|St Lucia Politics|
St. Lucia is an island nation in the Caribbean Sea that is located on the boundary of the Atlantic Ocean. St. Lucia is part of the Lesser Antilles and is located north of the islands of Saint Vincent and the Grenadines. The capital of St. Lucia is Castries, which also happens to be the largest city on the island.
St. Lucia Early History
St. Lucia was probably first visited by Europeans around 1500. The first successful colony to be established on the island occurred in 1635 by the French, who also signed a treaty with the aboriginal population that were native to the land. England was able to seize power of the land shortly after the French signed the initial treaty with the native population.
England held control of the island from 1663 to 1667, when France finally regained control of the land. The island changed hands several more times between the two nations until it was finally ceded to the British in 1814. Like many islands in the Caribbean Sea, when they were first discovered, any country that was able to put up a fight in the region wanted their piece of land. This led to many conflicts and battles over St. Lucia and other Caribbean islands.
Although the British ended up with control in the end, they did not get every single island that they fought for, it would have been nearly impossible and would have strained the country past its limits.
St. Lucia 20th Century
Representative government was introduced to St. Lucia in 1924 and from 1958 to 1962, St. Lucia was a member of the Federation of the West Indies.

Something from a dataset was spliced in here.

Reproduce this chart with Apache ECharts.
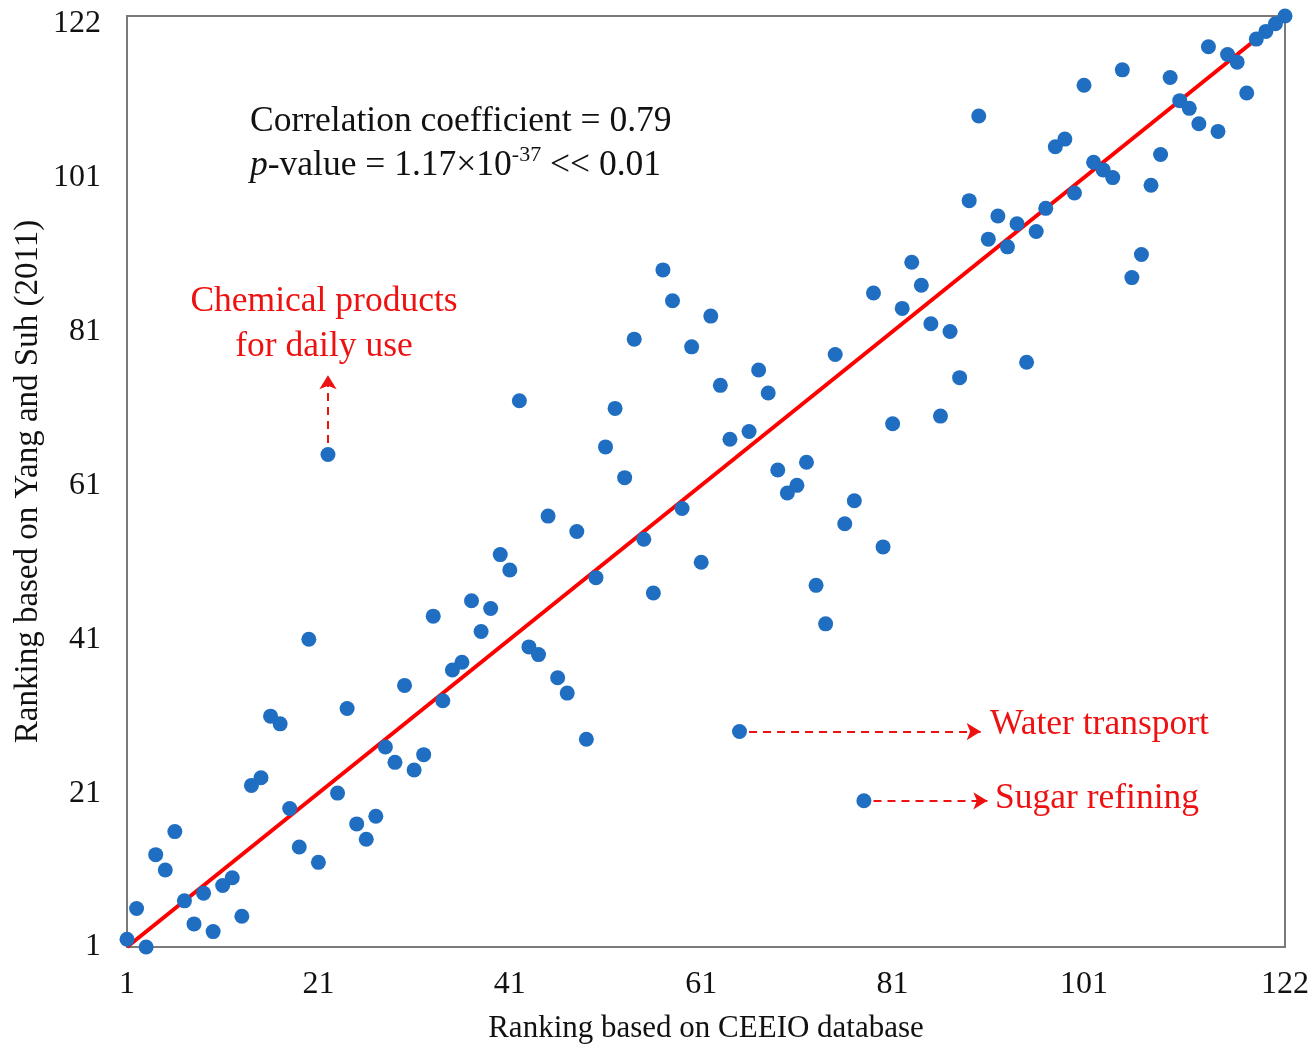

In 1967, it became a member of the West Indies Associated States with full internal self-government. Like many other British overseas territories, St. Lucia gained full independence from Great Britain in 1979 and became a member of the British Commonwealth of Nations.
St. Lucia Political Scene
The political scene in St. Lucia is very similar to that of other British overseas territories in the Caribbean Sea. St. Lucia is considered to be a parliamentary democracy and constitutional monarchy. The Queen of England is the monarch and head of state. Since the Queen is obviously unable to reside in St. Lucia due to her commitments in the United Kingdom, a governor general is appointed to act on her behalf.
These three individuals, the Queen, governor general and the Prime Minister and his appointed cabinet, create the executive branch of government, which is the highest government authority in the country.
St. Lucia Politics Today
The political scene in St. Lucia remains very stable today, thanks in part to being a member of the British Commonwealth of Nations and having a committed government. Like most British overseas territories, the relationship between St. Lucia and the United Kingdom is very warm and friendly with the possibility of a break-up becoming highly unlikely. Like most countries in the Caribbean area, the majority of St. Lucia's economy is dependent on tourism.
St. Lucia is a highly respected nation within the British Commonwealth of Nations, therefore they usually receive distinguished and wealthy tourists. In addition to being affiliated with Great Britain, St. Lucia is also a member of the Caribbean Community and Common Market and home to the Organisation of the Eastern Caribbean States.